### Instruction
All the data must come back unchanged, except that pictures are left out.

### Data lines
####################

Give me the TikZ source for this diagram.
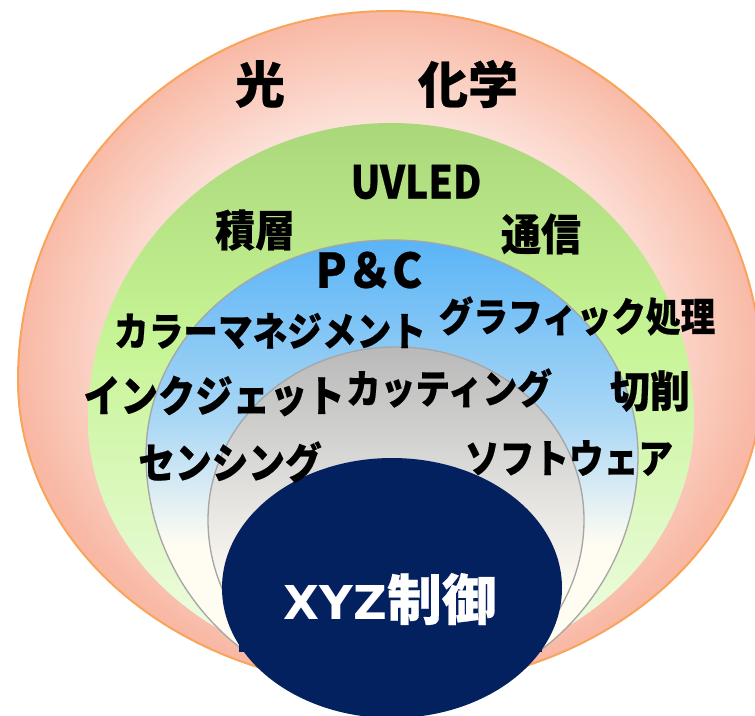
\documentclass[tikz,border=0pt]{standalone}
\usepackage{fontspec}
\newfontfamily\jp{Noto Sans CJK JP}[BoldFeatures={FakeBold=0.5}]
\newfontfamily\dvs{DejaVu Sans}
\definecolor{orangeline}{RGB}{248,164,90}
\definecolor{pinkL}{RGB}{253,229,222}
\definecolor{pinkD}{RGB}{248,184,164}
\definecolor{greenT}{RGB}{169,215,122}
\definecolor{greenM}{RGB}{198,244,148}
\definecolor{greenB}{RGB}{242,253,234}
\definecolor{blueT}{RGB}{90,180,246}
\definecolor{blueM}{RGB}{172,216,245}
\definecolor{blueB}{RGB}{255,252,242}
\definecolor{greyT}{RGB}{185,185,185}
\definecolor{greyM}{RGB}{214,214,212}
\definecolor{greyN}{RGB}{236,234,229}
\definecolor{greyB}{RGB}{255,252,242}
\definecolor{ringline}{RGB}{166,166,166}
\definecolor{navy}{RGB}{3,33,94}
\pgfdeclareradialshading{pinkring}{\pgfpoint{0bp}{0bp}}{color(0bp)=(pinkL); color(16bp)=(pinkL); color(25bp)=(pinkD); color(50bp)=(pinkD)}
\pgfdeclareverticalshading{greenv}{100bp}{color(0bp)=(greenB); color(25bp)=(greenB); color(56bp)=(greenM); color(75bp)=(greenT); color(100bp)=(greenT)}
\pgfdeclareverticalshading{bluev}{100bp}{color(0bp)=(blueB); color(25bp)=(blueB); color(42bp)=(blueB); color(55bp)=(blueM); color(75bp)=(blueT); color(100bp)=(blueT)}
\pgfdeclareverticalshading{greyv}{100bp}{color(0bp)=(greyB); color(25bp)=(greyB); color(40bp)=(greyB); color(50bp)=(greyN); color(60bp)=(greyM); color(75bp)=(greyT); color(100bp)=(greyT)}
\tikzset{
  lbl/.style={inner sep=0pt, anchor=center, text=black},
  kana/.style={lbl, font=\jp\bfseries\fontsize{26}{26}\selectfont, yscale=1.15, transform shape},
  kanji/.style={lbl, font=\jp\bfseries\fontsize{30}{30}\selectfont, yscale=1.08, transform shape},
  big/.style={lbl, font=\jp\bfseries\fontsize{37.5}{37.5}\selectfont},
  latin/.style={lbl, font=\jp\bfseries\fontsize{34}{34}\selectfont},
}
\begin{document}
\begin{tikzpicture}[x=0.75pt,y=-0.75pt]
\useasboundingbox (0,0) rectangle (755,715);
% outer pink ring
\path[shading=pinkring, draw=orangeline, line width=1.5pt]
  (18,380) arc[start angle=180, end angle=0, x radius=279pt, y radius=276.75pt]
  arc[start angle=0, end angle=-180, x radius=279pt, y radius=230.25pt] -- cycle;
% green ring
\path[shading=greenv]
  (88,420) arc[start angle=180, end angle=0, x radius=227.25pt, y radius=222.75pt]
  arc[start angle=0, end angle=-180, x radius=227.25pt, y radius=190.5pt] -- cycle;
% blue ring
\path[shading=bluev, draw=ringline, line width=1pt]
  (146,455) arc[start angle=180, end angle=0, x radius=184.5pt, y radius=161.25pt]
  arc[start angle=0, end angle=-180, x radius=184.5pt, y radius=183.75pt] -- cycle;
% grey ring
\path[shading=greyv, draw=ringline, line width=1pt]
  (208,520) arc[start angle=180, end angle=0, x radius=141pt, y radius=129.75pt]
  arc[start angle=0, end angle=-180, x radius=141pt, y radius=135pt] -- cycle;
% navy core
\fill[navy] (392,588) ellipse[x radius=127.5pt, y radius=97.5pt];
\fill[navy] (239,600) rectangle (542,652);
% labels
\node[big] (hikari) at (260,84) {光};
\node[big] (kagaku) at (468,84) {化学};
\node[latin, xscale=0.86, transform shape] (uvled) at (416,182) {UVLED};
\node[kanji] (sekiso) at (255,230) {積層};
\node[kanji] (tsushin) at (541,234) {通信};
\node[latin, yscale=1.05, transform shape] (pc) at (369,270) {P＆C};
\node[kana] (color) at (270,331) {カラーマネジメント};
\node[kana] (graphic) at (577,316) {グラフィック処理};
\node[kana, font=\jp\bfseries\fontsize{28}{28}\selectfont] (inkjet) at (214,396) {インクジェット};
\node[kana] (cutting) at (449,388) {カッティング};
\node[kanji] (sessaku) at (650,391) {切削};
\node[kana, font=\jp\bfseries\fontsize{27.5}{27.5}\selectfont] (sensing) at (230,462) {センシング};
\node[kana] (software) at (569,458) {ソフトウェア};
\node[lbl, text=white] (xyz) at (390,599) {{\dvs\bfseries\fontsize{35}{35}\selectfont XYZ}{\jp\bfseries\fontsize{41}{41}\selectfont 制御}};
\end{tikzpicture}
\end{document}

####################

### Result for this exercise
Give me the TikZ source for this diagram.
\documentclass[tikz,border=0pt]{standalone}
\usepackage{fontspec}
\newfontfamily\jp{Noto Sans CJK JP}[BoldFeatures={FakeBold=0.5}]
\newfontfamily\dvs{DejaVu Sans}
\definecolor{orangeline}{RGB}{248,164,90}
\definecolor{pinkL}{RGB}{253,229,222}
\definecolor{pinkD}{RGB}{248,184,164}
\definecolor{greenT}{RGB}{169,215,122}
\definecolor{greenM}{RGB}{198,244,148}
\definecolor{greenB}{RGB}{242,253,234}
\definecolor{blueT}{RGB}{90,180,246}
\definecolor{blueM}{RGB}{172,216,245}
\definecolor{blueB}{RGB}{255,252,242}
\definecolor{greyT}{RGB}{185,185,185}
\definecolor{greyM}{RGB}{214,214,212}
\definecolor{greyN}{RGB}{236,234,229}
\definecolor{greyB}{RGB}{255,252,242}
\definecolor{ringline}{RGB}{166,166,166}
\definecolor{navy}{RGB}{3,33,94}
\pgfdeclareradialshading{pinkring}{\pgfpoint{0bp}{0bp}}{color(0bp)=(pinkL); color(16bp)=(pinkL); color(25bp)=(pinkD); color(50bp)=(pinkD)}
\pgfdeclareverticalshading{greenv}{100bp}{color(0bp)=(greenB); color(25bp)=(greenB); color(56bp)=(greenM); color(75bp)=(greenT); color(100bp)=(greenT)}
\pgfdeclareverticalshading{bluev}{100bp}{color(0bp)=(blueB); color(25bp)=(blueB); color(42bp)=(blueB); color(55bp)=(blueM); color(75bp)=(blueT); color(100bp)=(blueT)}
\pgfdeclareverticalshading{greyv}{100bp}{color(0bp)=(greyB); color(25bp)=(greyB); color(40bp)=(greyB); color(50bp)=(greyN); color(60bp)=(greyM); color(75bp)=(greyT); color(100bp)=(greyT)}
\tikzset{
  lbl/.style={inner sep=0pt, anchor=center, text=black},
  kana/.style={lbl, font=\jp\bfseries\fontsize{26}{26}\selectfont, yscale=1.15, transform shape},
  kanji/.style={lbl, font=\jp\bfseries\fontsize{30}{30}\selectfont, yscale=1.08, transform shape},
  big/.style={lbl, font=\jp\bfseries\fontsize{37.5}{37.5}\selectfont},
  latin/.style={lbl, font=\jp\bfseries\fontsize{34}{34}\selectfont},
}
\begin{document}
\begin{tikzpicture}[x=0.75pt,y=-0.75pt]
\useasboundingbox (0,0) rectangle (755,715);
% outer pink ring
\path[shading=pinkring, draw=orangeline, line width=1.5pt]
  (18,380) arc[start angle=180, end angle=0, x radius=279pt, y radius=276.75pt]
  arc[start angle=0, end angle=-180, x radius=279pt, y radius=230.25pt] -- cycle;
% green ring
\path[shading=greenv]
  (88,420) arc[start angle=180, end angle=0, x radius=227.25pt, y radius=222.75pt]
  arc[start angle=0, end angle=-180, x radius=227.25pt, y radius=190.5pt] -- cycle;
% blue ring
\path[shading=bluev, draw=ringline, line width=1pt]
  (146,455) arc[start angle=180, end angle=0, x radius=184.5pt, y radius=161.25pt]
  arc[start angle=0, end angle=-180, x radius=184.5pt, y radius=183.75pt] -- cycle;
% grey ring
\path[shading=greyv, draw=ringline, line width=1pt]
  (208,520) arc[start angle=180, end angle=0, x radius=141pt, y radius=129.75pt]
  arc[start angle=0, end angle=-180, x radius=141pt, y radius=135pt] -- cycle;
% navy core
\fill[navy] (392,588) ellipse[x radius=127.5pt, y radius=97.5pt];
\fill[navy] (239,600) rectangle (542,652);
% labels
\node[big] (hikari) at (260,84) {光};
\node[big] (kagaku) at (468,84) {化学};
\node[latin, xscale=0.86, transform shape] (uvled) at (416,182) {UVLED};
\node[kanji] (sekiso) at (255,230) {積層};
\node[kanji] (tsushin) at (541,234) {通信};
\node[latin, yscale=1.05, transform shape] (pc) at (369,270) {P＆C};
\node[kana] (color) at (270,331) {カラーマネジメント};
\node[kana] (graphic) at (577,316) {グラフィック処理};
\node[kana, font=\jp\bfseries\fontsize{28}{28}\selectfont] (inkjet) at (214,396) {インクジェット};
\node[kana] (cutting) at (449,388) {カッティング};
\node[kanji] (sessaku) at (650,391) {切削};
\node[kana, font=\jp\bfseries\fontsize{27.5}{27.5}\selectfont] (sensing) at (230,462) {センシング};
\node[kana] (software) at (569,458) {ソフトウェア};
\node[lbl, text=white] (xyz) at (390,599) {{\dvs\bfseries\fontsize{35}{35}\selectfont XYZ}{\jp\bfseries\fontsize{41}{41}\selectfont 制御}};
\end{tikzpicture}
\end{document}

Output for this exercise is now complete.